Property and casualty insurer Chubb Corp. raised its full-year forecast after reporting a stronger-than-expected 43 percent rise in second-quarter profit as it benefited from rising insurance rates and lower losses.
The company, whose shares were up 2 percent in after-hours trading, said it expects operating earnings of $7.30 to 7.50 per share for the full year, up from $6.40 to $6.80 per share. Analysts on average expect earnings of $6.80 per share.
Rising insurance rates continue to benefit property and casualty insurers after almost half a decade of soft pricing.
Rates have risen by an average 5 percent in the last four months, according to a report by brokerage Sandler O'Neill.
"Earnings in the quarter benefited from a positive effect on earned premiums of rate increases in recent periods and a continued low level of (non-catastrophic) loss activity," Chief Executive John Finnegan said on conference call with analysts.
Chubb said net earned premiums slightly rose to $3.00 billion for the second quarter from $2.98 billion a year earlier.
Underwriting income doubled to $317 million.
Net profit rose to $579 million, or $2.21 per share, from $404 million, or $1.48 per share.
"Today's results are a reflection of price increase in the past year and a half," Sandler O'Neill analyst Paul Newsomesaid.
Average U.S. renewal rates on commercial lines insurance rose 8 percent in the second quarter, the ninth consecutive quarterly increase.
Commercial insurance contributed about 43 percent of the total net written premiums in the quarter, almost at the year-earlier period level.
The combined loss and expense ratio improved to 88.8 percent from 93.8 percent a year earlier due to lower claims.
The combined ratio is an indicator of the total claims and expenses incurred over net earned premiums. A ratio over 100 percent shows that the company has an underwriting loss.
"Our combined ratio excluding catastrophes was an outstanding 80.9 percent, once again reflecting the impact of higher rates and strong underlying underwriting performance," Finnegan said in a statement.
On an operating basis, the insurer earned $1.77 per share, well above the average analyst estimate of $1.39 per share, according to Thomson Reuters I/B/E/S.
Total losses and loss expenses fell 9 percent to $1.69 billion.
However, low interest rates continued to chip away at the company's net investment income, which fell more than 6 percent to $349 million.
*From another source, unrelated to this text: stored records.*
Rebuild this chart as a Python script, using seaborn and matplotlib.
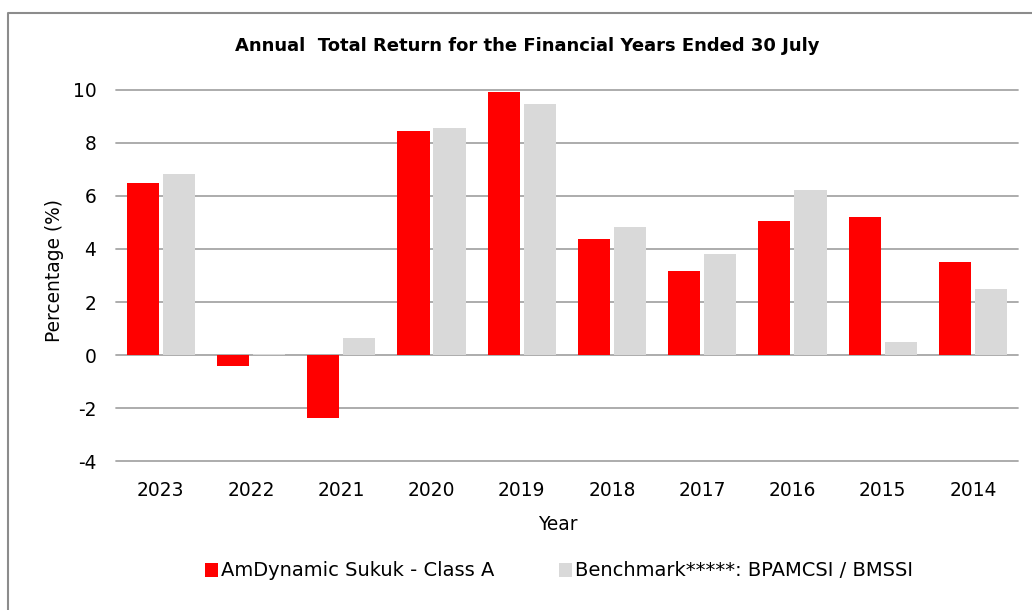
import matplotlib
matplotlib.use("Agg")
import matplotlib.pyplot as plt
import seaborn as sns
import pandas as pd
from matplotlib.lines import Line2D
from matplotlib.patches import Patch

years = ["2023", "2022", "2021", "2020", "2019", "2018", "2017", "2016", "2015", "2014"]
fund_name = "AmDynamic Sukuk - Class A"
bench_name = "Benchmark*****: BPAMCSI / BMSSI"
fund_returns = [6.47, -0.40, -2.36, 8.45, 9.92, 4.37, 3.16, 5.05, 5.20, 3.50]
bench_returns = [6.81, 0.05, 0.64, 8.56, 9.45, 4.83, 3.80, 6.23, 0.49, 2.49]
y_ticks = [-4, -2, 0, 2, 4, 6, 8, 10]

df = pd.DataFrame({
    "Year": years * 2,
    "Return": fund_returns + bench_returns,
    "Series": [fund_name] * len(years) + [bench_name] * len(years),
})

sns.set_theme(style="white")
plt.rcParams["font.family"] = ["DejaVu Sans"]
plt.rcParams["text.color"] = "#000000"
plt.rcParams["axes.labelcolor"] = "#000000"

W, H = 1032, 610
fig = plt.figure(figsize=(W / 100, H / 100), dpi=100)
ax = fig.add_axes([115.7 / W, 1 - 461.3 / H, (1018 - 115.7) / W, (461.3 - 89.7) / H])

colors = {fund_name: "#ff0000", bench_name: "#d9d9d9"}
sns.barplot(data=df, x="Year", y="Return", hue="Series", order=years,
            hue_order=[fund_name, bench_name], palette=colors, saturation=1,
            width=0.8, gap=0.11, ax=ax, legend=False, edgecolor="none", zorder=3)

ax.set_ylim(-4, 10)
ax.set_xlim(-0.5, len(years) - 0.5)
ax.set_yticks(y_ticks)
ax.set_yticklabels([str(t) for t in y_ticks])
ax.grid(axis="y", color="#a6a6a6", linewidth=1.3, zorder=0)
ax.grid(axis="x", visible=False)
for gl in ax.get_ygridlines():
    gl.set_clip_on(False)
ax.set_axisbelow(True)
for s in ax.spines.values():
    s.set_visible(False)
ax.tick_params(axis="both", length=0, labelsize=13.4, colors="#000000")
ax.tick_params(axis="y", pad=14)
ax.tick_params(axis="x", pad=14)

ax.set_xlabel("Year", fontsize=13.4, color="#000000")
ax.xaxis.label.set_va("center")
ax.xaxis.set_label_coords((558 - 115.7) / 902.3, (461.3 - 525) / 371.6)
ax.set_ylabel("Percentage (%)", fontsize=13.4, color="#000000")
ax.yaxis.label.set_va("center")
ax.yaxis.set_label_coords((54.5 - 115.7) / 902.3, (461.3 - 270) / 371.6)

fig.text(527 / W, 1 - 46 / H, "Annual  Total Return for the Financial Years Ended 30 July",
         ha="center", va="center", fontsize=13, fontweight="bold", color="#000000")

handles = [Patch(facecolor=colors[fund_name], edgecolor="none", label=fund_name),
           Patch(facecolor=colors[bench_name], edgecolor="none", label=bench_name)]
fig.legend(handles=handles, loc="center", bbox_to_anchor=(559 / W, 1 - 571 / H),
           ncol=2, frameon=False, fontsize=14, handlelength=0.7, handleheight=0.7,
           handletextpad=0.15, columnspacing=3.3, borderaxespad=0, labelcolor="#000000")

frame = Line2D([8 / W, 8 / W, 1.0], [0.0, 1 - 12.5 / H, 1 - 12.5 / H],
               transform=fig.transFigure, color="#8c8c8c", linewidth=1.5)
fig.add_artist(frame)

fig.savefig("out.png", dpi=100, facecolor="white")
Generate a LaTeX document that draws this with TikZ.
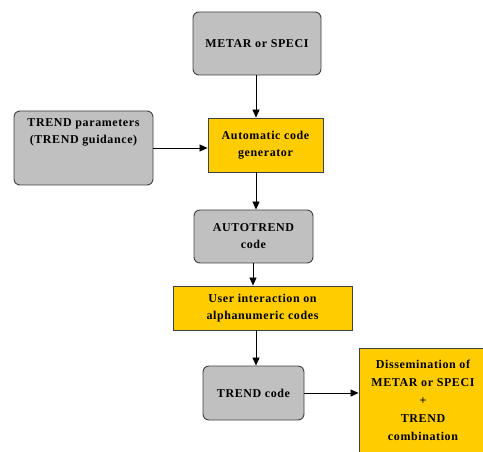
\documentclass[tikz,border=0pt]{standalone}
\usepackage{fontspec}
\setmainfont{Liberation Serif}
\usetikzlibrary{arrows.meta}
\definecolor{boxgray}{RGB}{192,192,192}
\definecolor{boxyellow}{RGB}{255,204,0}
\newcommand{\boxfont}{\bfseries\addfontfeatures{LetterSpace=5}\fontsize{12}{17}\selectfont}
\begin{document}
\begin{tikzpicture}[x=1pt,y=-1pt,
    graybox/.style={draw=black!75,fill=boxgray,rounded corners=6pt,line width=0.9pt,
      align=center,font=\boxfont,inner sep=2pt},
    yellowbox/.style={draw=black!75,fill=boxyellow,line width=0.9pt,
      align=center,font=\boxfont,inner sep=2pt},
    flow/.style={-{Triangle[width=7pt,length=8pt]},line width=0.8pt}]
  \useasboundingbox (0,0) rectangle (483,452);

  \node[graybox,minimum width=128pt,minimum height=63pt] (metar) at (257,43.5) {METAR or SPECI};
  \node[graybox,minimum width=139pt,minimum height=74pt] (param) at (83.5,148) {TREND parameters\\(TREND guidance)\\[17pt]};
  \node[yellowbox,minimum width=115pt,minimum height=54pt] (gen) at (265.5,145) {Automatic code\\generator};
  \node[graybox,minimum width=119pt,minimum height=53pt] (auto) at (253.5,236.5) {AUTOTREND\\code};
  \node[yellowbox,minimum width=179pt,minimum height=44pt] (user) at (262.5,308) {User interaction on\\alphanumeric codes};
  \node[graybox,minimum width=101pt,minimum height=54pt] (code) at (253.5,393) {TREND code};
  \node[yellowbox,minimum width=128pt,minimum height=104pt,
    font=\boxfont\fontsize{12}{18}\selectfont] (diss) at (423,400)
    {Dissemination of\\METAR or SPECI\\+\\TREND\\combination};

  \draw[flow] (metar.south -| 256,0) -- (gen.north -| 256,0);
  \draw[flow] (param.east |- 0,148) -- (gen.west |- 0,148);
  \draw[flow] (gen.south -| 256,0) -- (auto.north -| 256,0);
  \draw[flow] (auto.south -| 253,0) -- (user.north -| 253,0);
  \draw[flow] (user.south -| 256,0) -- (code.north -| 256,0);
  \draw[flow] (code.east |- 0,393) -- (diss.west |- 0,393);
\end{tikzpicture}
\end{document}
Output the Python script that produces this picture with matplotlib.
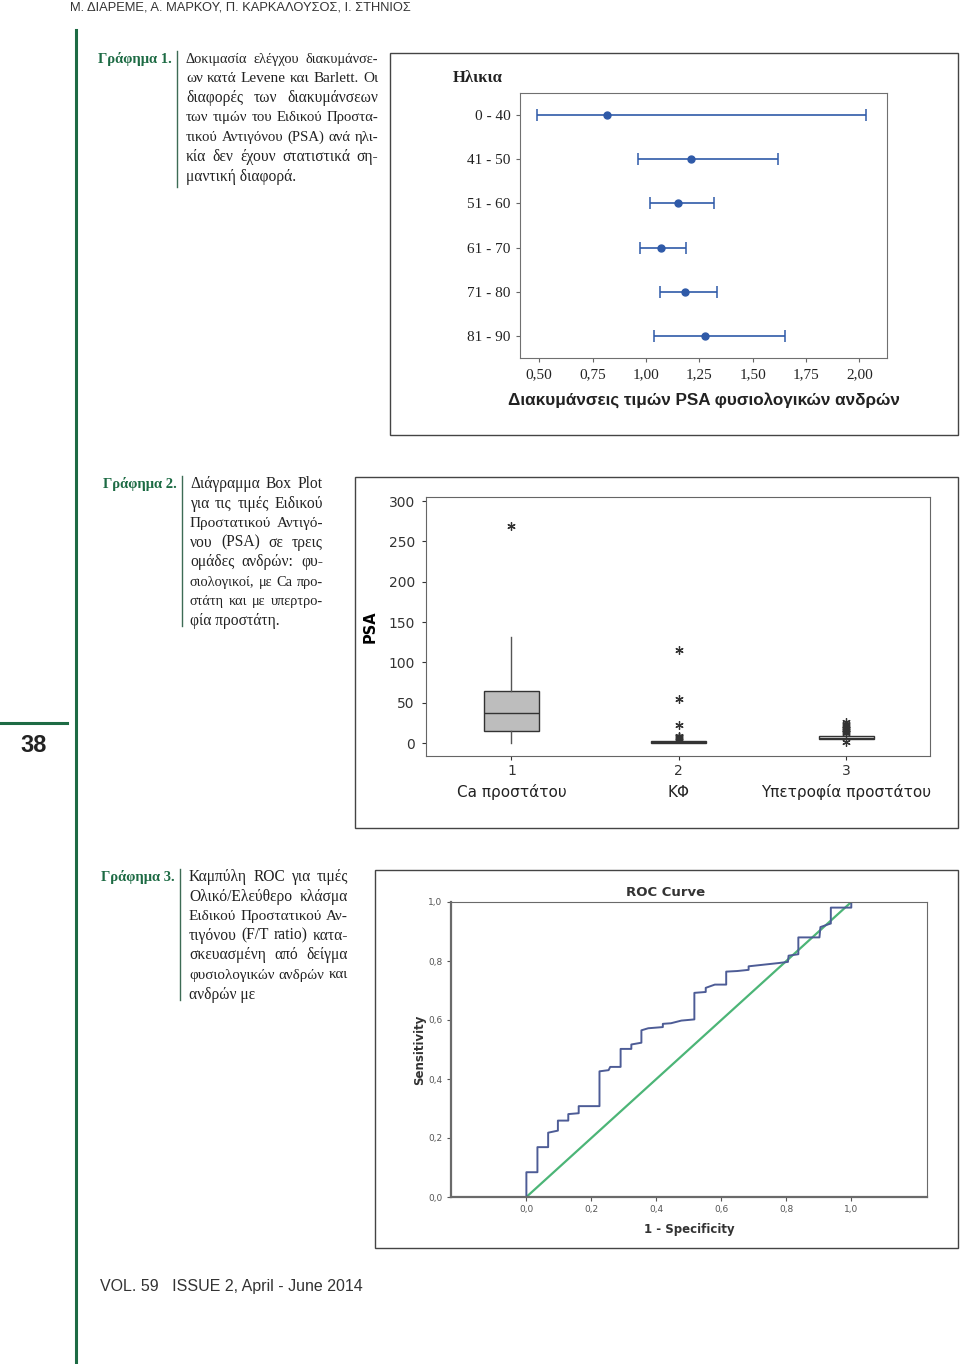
import numpy as np
import matplotlib
matplotlib.use('Agg')
import matplotlib.pyplot as plt
from matplotlib.patches import Rectangle
from matplotlib.lines import Line2D

# ---- data ----
# Γράφημα 1: διαστήματα διακυμάνσεων ανά ηλικία
age_groups = ['0 - 40', '41 - 50', '51 - 60', '61 - 70', '71 - 80', '81 - 90']
var_center = [0.816, 1.211, 1.149, 1.073, 1.185, 1.278]
var_low = [0.49, 0.965, 1.02, 0.974, 1.065, 1.038]
var_high = [2.03, 1.618, 1.317, 1.19, 1.333, 1.65]
var_ticks = [0.50, 0.75, 1.00, 1.25, 1.50, 1.75, 2.00]

# Γράφημα 2: box plot PSA
box_groups = ['Ca προστάτου', 'ΚΦ', 'Υπετροφία προστάτου']
box_q1 = [15.5, 0.5, 4.5]
box_med = [37.8, 1.2, 6.5]
box_q3 = [64.6, 2.3, 8.6]
box_lo = [0, 0, 4.5]
box_hi = [132, 4.5, 10.5]
box_fliers = [[269],
              [5, 6, 7, 8, 9, 22, 55, 115],
              [1, 13, 14, 15, 16, 17, 18, 20, 22, 24, 26]]
psa_ticks = [0, 50, 100, 150, 200, 250, 300]

# Γράφημα 3: ROC
roc_fpr = [0, 0, 0.034, 0.034, 0.067, 0.067, 0.097, 0.097, 0.129, 0.129, 0.161, 0.161,
           0.225, 0.225, 0.253, 0.258, 0.29, 0.29, 0.323, 0.323, 0.354, 0.354, 0.375,
           0.42, 0.42, 0.445, 0.477, 0.517, 0.517, 0.552, 0.552, 0.58, 0.615, 0.615,
           0.649, 0.684, 0.684, 0.776, 0.805, 0.807, 0.837, 0.837, 0.902, 0.905, 0.931,
           0.937, 0.937, 1.0, 1.0]
roc_tpr = [0, 0.084, 0.084, 0.169, 0.169, 0.218, 0.225, 0.259, 0.259, 0.281, 0.284, 0.308,
           0.308, 0.426, 0.43, 0.441, 0.441, 0.502, 0.502, 0.517, 0.523, 0.565, 0.572,
           0.576, 0.587, 0.589, 0.598, 0.602, 0.692, 0.695, 0.709, 0.72, 0.72, 0.764,
           0.766, 0.77, 0.782, 0.793, 0.797, 0.818, 0.823, 0.88, 0.88, 0.915, 0.925,
           0.927, 0.981, 0.981, 1.0]
roc_ticks = [0.0, 0.2, 0.4, 0.6, 0.8, 1.0]

cap1 = ['Δοκιμασία ελέγχου διακυμάνσε-', 'ων κατά Levene και Barlett. Οι',
        'διαφορές των διακυμάνσεων', 'των τιμών του Ειδικού Προστα-',
        'τικού Αντιγόνου (PSA) ανά ηλι-', 'κία δεν έχουν στατιστικά ση-',
        'μαντική διαφορά.']
cap2 = ['Διάγραμμα Box Plot', 'για τις τιμές Ειδικού', 'Προστατικού Αντιγό-',
        'νου (PSA) σε τρεις', 'ομάδες ανδρών: φυ-', 'σιολογικοί, με Ca προ-',
        'στάτη και με υπερτρο-', 'φία προστάτη.']
cap3 = ['Καμπύλη ROC για τιμές', 'Ολικό/Ελεύθερο κλάσμα', 'Ειδικού Προστατικού Αν-',
        'τιγόνου (F/T ratio) κατα-', 'σκευασμένη από δείγμα',
        'φυσιολογικών ανδρών και', 'ανδρών με']

W, H = 960, 1364
GREEN = '#1d6b44'
SERIF = ['Liberation Serif', 'DejaVu Serif']
SANS = ['Liberation Sans', 'DejaVu Sans']

fig = plt.figure(figsize=(W / 100, H / 100), dpi=100)
fig.patch.set_facecolor('white')
r = fig.canvas.get_renderer()


def fx(x):
    return x / W


def fy(y):
    return 1 - y / H


def box(x0, y0, x1, y1):
    return [x0 / W, 1 - y1 / H, (x1 - x0) / W, (y1 - y0) / H]


def frame(x0, y0, x1, y1):
    fig.patches.append(Rectangle((fx(x0), fy(y1)), (x1 - x0) / W, (y1 - y0) / H,
                                 transform=fig.transFigure, fill=False,
                                 edgecolor='#444444', lw=1.0))


def justify(lines, x0, x1, y0, dy, size, min_gap=4.0):
    # πλήρης στοίχιση κάθε γραμμής εκτός της τελευταίας
    for i, line in enumerate(lines):
        y = y0 + i * dy
        words = line.split(' ')
        if i == len(lines) - 1 or len(words) == 1:
            fig.text(fx(x0), fy(y), line, family=SERIF, fontsize=size,
                     va='center', ha='left', color='#222222')
            continue
        fs = size
        texts = [fig.text(0, 0, w, family=SERIF, fontsize=fs, va='center',
                          ha='left', color='#222222') for w in words]
        while True:
            widths = [t.get_window_extent(r).width for t in texts]
            gap = (x1 - x0 - sum(widths)) / (len(words) - 1)
            if gap >= min_gap or fs < 8:
                break
            fs -= 0.2
            for t in texts:
                t.set_fontsize(fs)
        x = x0
        for t, w in zip(texts, widths):
            t.set_position((fx(x), fy(y)))
            x += w + gap


def caption(label, lines, y0, sep_x, x0, x1, sep_y1):
    fig.text(fx(sep_x - 5), fy(y0), label, family=SERIF, fontsize=10.5,
             fontweight='bold', color=GREEN, ha='right', va='center')
    fig.add_artist(Line2D([fx(sep_x), fx(sep_x)], [fy(y0 - 8), fy(sep_y1)],
                          transform=fig.transFigure, color='#3d6b55', lw=1.0))
    justify(lines, x0, x1, y0, 19.6, 11.2)


# ---- page decorations ----
fig.text(fx(70), fy(8), 'Μ. ΔΙΑΡΕΜΕ, Α. ΜΑΡΚΟΥ, Π. ΚΑΡΚΑΛΟΥΣΟΣ, Ι. ΣΤΗΝΙΟΣ',
         family=SANS, fontsize=9.3, color='#333333', va='center', ha='left')
fig.add_artist(Line2D([fx(76), fx(76)], [fy(30), 0], transform=fig.transFigure,
                      color=GREEN, lw=2.2))
fig.add_artist(Line2D([0, fx(67)], [fy(723), fy(723)], transform=fig.transFigure,
                      color=GREEN, lw=2.2))
fig.text(fx(34), fy(745), '38', family=SANS, fontsize=17, fontweight='bold',
         color='#222222', ha='center', va='center')
fig.text(fx(100), fy(1287), 'VOL. 59   ISSUE 2, April - June 2014', family=SANS,
         fontsize=11.5, color='#333333', ha='left', va='center')

caption('Γράφημα 1.', cap1, 59, 177, 186, 378, 187)
caption('Γράφημα 2.', cap2, 484, 182, 190, 323, 626)
caption('Γράφημα 3.', cap3, 877, 180, 189, 348, 1000)

# ---- Γράφημα 1 ----
frame(390, 53, 958, 435)
ax1 = fig.add_axes(box(520, 93, 887, 358))
ypos = np.arange(len(age_groups))
c = np.array(var_center)
ax1.errorbar(c, ypos, xerr=[c - np.array(var_low), np.array(var_high) - c],
             fmt='o', color='#2f5aa8', ms=5, lw=1.2, capsize=4.5, capthick=1.1)
ax1.set_ylim(len(age_groups) - 0.5, -0.5)
ax1.set_xlim(0.41, 2.13)
ax1.set_yticks(ypos)
ax1.set_yticklabels(age_groups, family=SERIF, fontsize=11, color='#222222')
ax1.set_xticks(var_ticks)
ax1.set_xticklabels([('%.2f' % v).replace('.', ',') for v in var_ticks],
                    family=SERIF, fontsize=11, color='#222222')
ax1.tick_params(color='#666666', length=3, pad=4)
for s in ax1.spines.values():
    s.set_color('#707070')
ax1.set_xlabel('Διακυμάνσεις τιμών PSA φυσιολογικών ανδρών', family=SANS,
               fontsize=12.3, fontweight='bold', color='#222222', labelpad=8)
fig.text(fx(478), fy(78), 'Ηλικια', family=SERIF, fontsize=12,
         fontweight='bold', color='#222222', ha='center', va='center')

# ---- Γράφημα 2 ----
frame(355, 477, 958, 828)
ax2 = fig.add_axes(box(426, 497, 930, 756))
stats = []
for i in range(3):
    stats.append(dict(q1=box_q1[i], med=box_med[i], q3=box_q3[i], whislo=box_lo[i],
                      whishi=box_hi[i], fliers=box_fliers[i]))
bp = ax2.bxp(stats, positions=[1, 2, 3], widths=0.33, patch_artist=True,
             showcaps=False,
             boxprops=dict(edgecolor='#333333', lw=1.0),
             whiskerprops=dict(color='#555555', lw=1.0),
             medianprops=dict(color='#333333', lw=1.0),
             flierprops=dict(marker=(6, 2, 0), markersize=6, markeredgecolor='#333333',
                             markeredgewidth=0.9, linestyle='none'))
for patch, col in zip(bp['boxes'], ['#bdbdbd', 'white', 'white']):
    patch.set_facecolor(col)
ax2.set_xlim(0.49, 3.5)
ax2.set_ylim(-16, 305)
ax2.set_yticks(psa_ticks)
ax2.set_xticks([1, 2, 3])
ax2.set_xticklabels(['1', '2', '3'])
ax2.tick_params(labelsize=10, colors='#333333', length=3, pad=5)
ax2.tick_params(axis='x', pad=3)
for s in ax2.spines.values():
    s.set_color('#666666')
for i, name in enumerate(box_groups):
    ax2.text(i + 1, -0.14, name, transform=ax2.get_xaxis_transform(), ha='center',
             va='center', fontsize=11, color='#222222')
ax2.set_ylabel('PSA', fontsize=10.5, fontweight='bold', labelpad=8)

# ---- Γράφημα 3 ----
frame(375, 870, 958, 1248)
ax3 = fig.add_axes(box(451, 902, 927, 1197))
ax3.plot([0, 1], [0, 1], color='#4cb577', lw=1.6)
ax3.plot(roc_fpr, roc_tpr, color='#4d5c96', lw=1.4)
ax3.set_xlim(-0.232, 1.233)
ax3.set_ylim(0, 1)
ax3.set_xticks(roc_ticks)
ax3.set_yticks(roc_ticks)
lbl = [('%.1f' % v).replace('.', ',') for v in roc_ticks]
ax3.set_xticklabels(lbl)
ax3.set_yticklabels(lbl)
ax3.tick_params(labelsize=6.5, colors='#555555', length=3, width=0.8, pad=3)
for s in ax3.spines.values():
    s.set_color('#6a6a6a')
ax3.spines['left'].set_linewidth(1.6)
ax3.spines['bottom'].set_linewidth(1.6)
ax3.set_title('ROC Curve', fontsize=9.5, fontweight='bold', color='#333333', pad=4,
              x=0.45)
ax3.set_xlabel('1 - Specificity', fontsize=8.5, fontweight='bold', color='#333333',
               labelpad=6)
ax3.set_ylabel('Sensitivity', fontsize=8.5, fontweight='bold', color='#333333',
               labelpad=2)

fig.savefig('out.png', dpi=100)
Chubb has not posted an operating loss on a per-share basis since the third quarter of 2002, according to Thomson Reuters data.
The insurer recorded catastrophe losses of $237 million before tax for the second quarter, slightly below its estimate of $240 million. However, this was still above the total catastrophe loss of $223 million a year earlier.
Chubb's shares closed at $86.42 on the New York Stock Exchange on Thursday.